## [Task goal]
Each entry in the listing below should be restated word for word.

## [Data for processing]
=======

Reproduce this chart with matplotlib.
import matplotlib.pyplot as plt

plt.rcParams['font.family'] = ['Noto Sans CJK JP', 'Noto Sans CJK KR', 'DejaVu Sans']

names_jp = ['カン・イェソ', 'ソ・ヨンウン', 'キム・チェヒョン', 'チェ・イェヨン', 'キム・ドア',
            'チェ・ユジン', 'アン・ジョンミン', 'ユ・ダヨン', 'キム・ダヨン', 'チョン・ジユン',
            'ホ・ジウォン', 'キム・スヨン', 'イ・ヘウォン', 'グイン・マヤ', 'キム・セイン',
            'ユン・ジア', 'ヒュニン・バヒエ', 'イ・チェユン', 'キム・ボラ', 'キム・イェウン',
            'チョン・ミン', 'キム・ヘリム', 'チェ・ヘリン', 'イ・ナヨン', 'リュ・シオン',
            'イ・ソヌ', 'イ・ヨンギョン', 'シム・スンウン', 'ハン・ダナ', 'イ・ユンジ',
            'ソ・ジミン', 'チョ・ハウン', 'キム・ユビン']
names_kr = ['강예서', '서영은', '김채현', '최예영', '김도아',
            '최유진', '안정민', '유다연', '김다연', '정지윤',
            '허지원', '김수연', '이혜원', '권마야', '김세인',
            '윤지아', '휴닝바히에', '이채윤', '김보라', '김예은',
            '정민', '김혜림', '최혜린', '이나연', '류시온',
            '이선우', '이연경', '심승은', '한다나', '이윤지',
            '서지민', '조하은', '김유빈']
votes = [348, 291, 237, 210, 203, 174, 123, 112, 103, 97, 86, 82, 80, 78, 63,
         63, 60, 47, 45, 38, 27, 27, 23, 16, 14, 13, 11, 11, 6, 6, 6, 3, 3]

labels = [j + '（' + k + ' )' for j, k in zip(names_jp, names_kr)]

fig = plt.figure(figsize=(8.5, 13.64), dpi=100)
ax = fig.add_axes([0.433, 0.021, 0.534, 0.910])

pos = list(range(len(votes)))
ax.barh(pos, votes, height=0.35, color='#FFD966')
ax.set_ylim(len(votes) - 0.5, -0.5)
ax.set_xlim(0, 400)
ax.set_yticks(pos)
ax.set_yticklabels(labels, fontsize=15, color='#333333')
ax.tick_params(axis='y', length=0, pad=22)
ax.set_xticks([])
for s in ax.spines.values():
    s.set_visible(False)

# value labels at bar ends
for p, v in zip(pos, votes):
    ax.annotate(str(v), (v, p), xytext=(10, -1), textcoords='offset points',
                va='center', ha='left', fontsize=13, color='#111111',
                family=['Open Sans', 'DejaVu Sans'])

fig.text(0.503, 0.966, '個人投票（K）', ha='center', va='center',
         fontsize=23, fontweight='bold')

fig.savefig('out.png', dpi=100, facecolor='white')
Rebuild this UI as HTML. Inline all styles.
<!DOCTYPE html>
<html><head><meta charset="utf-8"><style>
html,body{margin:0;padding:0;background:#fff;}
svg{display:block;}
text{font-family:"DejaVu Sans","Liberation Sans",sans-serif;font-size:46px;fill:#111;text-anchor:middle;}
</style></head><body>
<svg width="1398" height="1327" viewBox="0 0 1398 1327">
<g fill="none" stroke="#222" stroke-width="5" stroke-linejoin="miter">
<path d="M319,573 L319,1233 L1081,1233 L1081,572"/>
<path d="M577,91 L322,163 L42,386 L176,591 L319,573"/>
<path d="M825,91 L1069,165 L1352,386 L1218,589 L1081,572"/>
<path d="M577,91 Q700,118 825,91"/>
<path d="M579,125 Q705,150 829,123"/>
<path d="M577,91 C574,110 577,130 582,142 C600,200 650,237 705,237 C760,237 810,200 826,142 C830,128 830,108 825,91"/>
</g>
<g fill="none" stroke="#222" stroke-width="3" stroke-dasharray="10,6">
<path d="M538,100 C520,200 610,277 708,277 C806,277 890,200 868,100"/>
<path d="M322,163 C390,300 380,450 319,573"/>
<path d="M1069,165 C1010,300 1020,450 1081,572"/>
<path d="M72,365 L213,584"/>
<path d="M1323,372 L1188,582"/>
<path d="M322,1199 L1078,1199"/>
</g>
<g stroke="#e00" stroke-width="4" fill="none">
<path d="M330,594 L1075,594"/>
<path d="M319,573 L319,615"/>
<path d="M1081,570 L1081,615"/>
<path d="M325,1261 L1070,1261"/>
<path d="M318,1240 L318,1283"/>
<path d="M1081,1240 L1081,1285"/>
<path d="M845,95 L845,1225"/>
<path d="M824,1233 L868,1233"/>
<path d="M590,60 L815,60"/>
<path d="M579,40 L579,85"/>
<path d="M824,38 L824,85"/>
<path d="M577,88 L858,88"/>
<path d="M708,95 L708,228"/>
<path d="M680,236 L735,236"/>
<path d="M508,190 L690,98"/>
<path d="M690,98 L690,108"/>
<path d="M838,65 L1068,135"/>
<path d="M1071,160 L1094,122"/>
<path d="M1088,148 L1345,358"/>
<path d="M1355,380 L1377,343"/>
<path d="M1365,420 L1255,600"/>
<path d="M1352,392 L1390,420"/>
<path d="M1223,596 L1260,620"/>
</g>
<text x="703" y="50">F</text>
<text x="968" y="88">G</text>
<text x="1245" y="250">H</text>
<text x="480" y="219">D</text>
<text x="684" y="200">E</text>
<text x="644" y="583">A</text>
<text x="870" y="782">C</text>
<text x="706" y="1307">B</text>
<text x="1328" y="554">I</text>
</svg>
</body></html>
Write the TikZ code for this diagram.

=======

## [Output]
Reproduce this chart with matplotlib.
import matplotlib.pyplot as plt

plt.rcParams['font.family'] = ['Noto Sans CJK JP', 'Noto Sans CJK KR', 'DejaVu Sans']

names_jp = ['カン・イェソ', 'ソ・ヨンウン', 'キム・チェヒョン', 'チェ・イェヨン', 'キム・ドア',
            'チェ・ユジン', 'アン・ジョンミン', 'ユ・ダヨン', 'キム・ダヨン', 'チョン・ジユン',
            'ホ・ジウォン', 'キム・スヨン', 'イ・ヘウォン', 'グイン・マヤ', 'キム・セイン',
            'ユン・ジア', 'ヒュニン・バヒエ', 'イ・チェユン', 'キム・ボラ', 'キム・イェウン',
            'チョン・ミン', 'キム・ヘリム', 'チェ・ヘリン', 'イ・ナヨン', 'リュ・シオン',
            'イ・ソヌ', 'イ・ヨンギョン', 'シム・スンウン', 'ハン・ダナ', 'イ・ユンジ',
            'ソ・ジミン', 'チョ・ハウン', 'キム・ユビン']
names_kr = ['강예서', '서영은', '김채현', '최예영', '김도아',
            '최유진', '안정민', '유다연', '김다연', '정지윤',
            '허지원', '김수연', '이혜원', '권마야', '김세인',
            '윤지아', '휴닝바히에', '이채윤', '김보라', '김예은',
            '정민', '김혜림', '최혜린', '이나연', '류시온',
            '이선우', '이연경', '심승은', '한다나', '이윤지',
            '서지민', '조하은', '김유빈']
votes = [348, 291, 237, 210, 203, 174, 123, 112, 103, 97, 86, 82, 80, 78, 63,
         63, 60, 47, 45, 38, 27, 27, 23, 16, 14, 13, 11, 11, 6, 6, 6, 3, 3]

labels = [j + '（' + k + ' )' for j, k in zip(names_jp, names_kr)]

fig = plt.figure(figsize=(8.5, 13.64), dpi=100)
ax = fig.add_axes([0.433, 0.021, 0.534, 0.910])

pos = list(range(len(votes)))
ax.barh(pos, votes, height=0.35, color='#FFD966')
ax.set_ylim(len(votes) - 0.5, -0.5)
ax.set_xlim(0, 400)
ax.set_yticks(pos)
ax.set_yticklabels(labels, fontsize=15, color='#333333')
ax.tick_params(axis='y', length=0, pad=22)
ax.set_xticks([])
for s in ax.spines.values():
    s.set_visible(False)

# value labels at bar ends
for p, v in zip(pos, votes):
    ax.annotate(str(v), (v, p), xytext=(10, -1), textcoords='offset points',
                va='center', ha='left', fontsize=13, color='#111111',
                family=['Open Sans', 'DejaVu Sans'])

fig.text(0.503, 0.966, '個人投票（K）', ha='center', va='center',
         fontsize=23, fontweight='bold')

fig.savefig('out.png', dpi=100, facecolor='white')
Rebuild this UI as HTML. Inline all styles.
<!DOCTYPE html>
<html><head><meta charset="utf-8"><style>
html,body{margin:0;padding:0;background:#fff;}
svg{display:block;}
text{font-family:"DejaVu Sans","Liberation Sans",sans-serif;font-size:46px;fill:#111;text-anchor:middle;}
</style></head><body>
<svg width="1398" height="1327" viewBox="0 0 1398 1327">
<g fill="none" stroke="#222" stroke-width="5" stroke-linejoin="miter">
<path d="M319,573 L319,1233 L1081,1233 L1081,572"/>
<path d="M577,91 L322,163 L42,386 L176,591 L319,573"/>
<path d="M825,91 L1069,165 L1352,386 L1218,589 L1081,572"/>
<path d="M577,91 Q700,118 825,91"/>
<path d="M579,125 Q705,150 829,123"/>
<path d="M577,91 C574,110 577,130 582,142 C600,200 650,237 705,237 C760,237 810,200 826,142 C830,128 830,108 825,91"/>
</g>
<g fill="none" stroke="#222" stroke-width="3" stroke-dasharray="10,6">
<path d="M538,100 C520,200 610,277 708,277 C806,277 890,200 868,100"/>
<path d="M322,163 C390,300 380,450 319,573"/>
<path d="M1069,165 C1010,300 1020,450 1081,572"/>
<path d="M72,365 L213,584"/>
<path d="M1323,372 L1188,582"/>
<path d="M322,1199 L1078,1199"/>
</g>
<g stroke="#e00" stroke-width="4" fill="none">
<path d="M330,594 L1075,594"/>
<path d="M319,573 L319,615"/>
<path d="M1081,570 L1081,615"/>
<path d="M325,1261 L1070,1261"/>
<path d="M318,1240 L318,1283"/>
<path d="M1081,1240 L1081,1285"/>
<path d="M845,95 L845,1225"/>
<path d="M824,1233 L868,1233"/>
<path d="M590,60 L815,60"/>
<path d="M579,40 L579,85"/>
<path d="M824,38 L824,85"/>
<path d="M577,88 L858,88"/>
<path d="M708,95 L708,228"/>
<path d="M680,236 L735,236"/>
<path d="M508,190 L690,98"/>
<path d="M690,98 L690,108"/>
<path d="M838,65 L1068,135"/>
<path d="M1071,160 L1094,122"/>
<path d="M1088,148 L1345,358"/>
<path d="M1355,380 L1377,343"/>
<path d="M1365,420 L1255,600"/>
<path d="M1352,392 L1390,420"/>
<path d="M1223,596 L1260,620"/>
</g>
<text x="703" y="50">F</text>
<text x="968" y="88">G</text>
<text x="1245" y="250">H</text>
<text x="480" y="219">D</text>
<text x="684" y="200">E</text>
<text x="644" y="583">A</text>
<text x="870" y="782">C</text>
<text x="706" y="1307">B</text>
<text x="1328" y="554">I</text>
</svg>
</body></html>
Write the TikZ code for this diagram.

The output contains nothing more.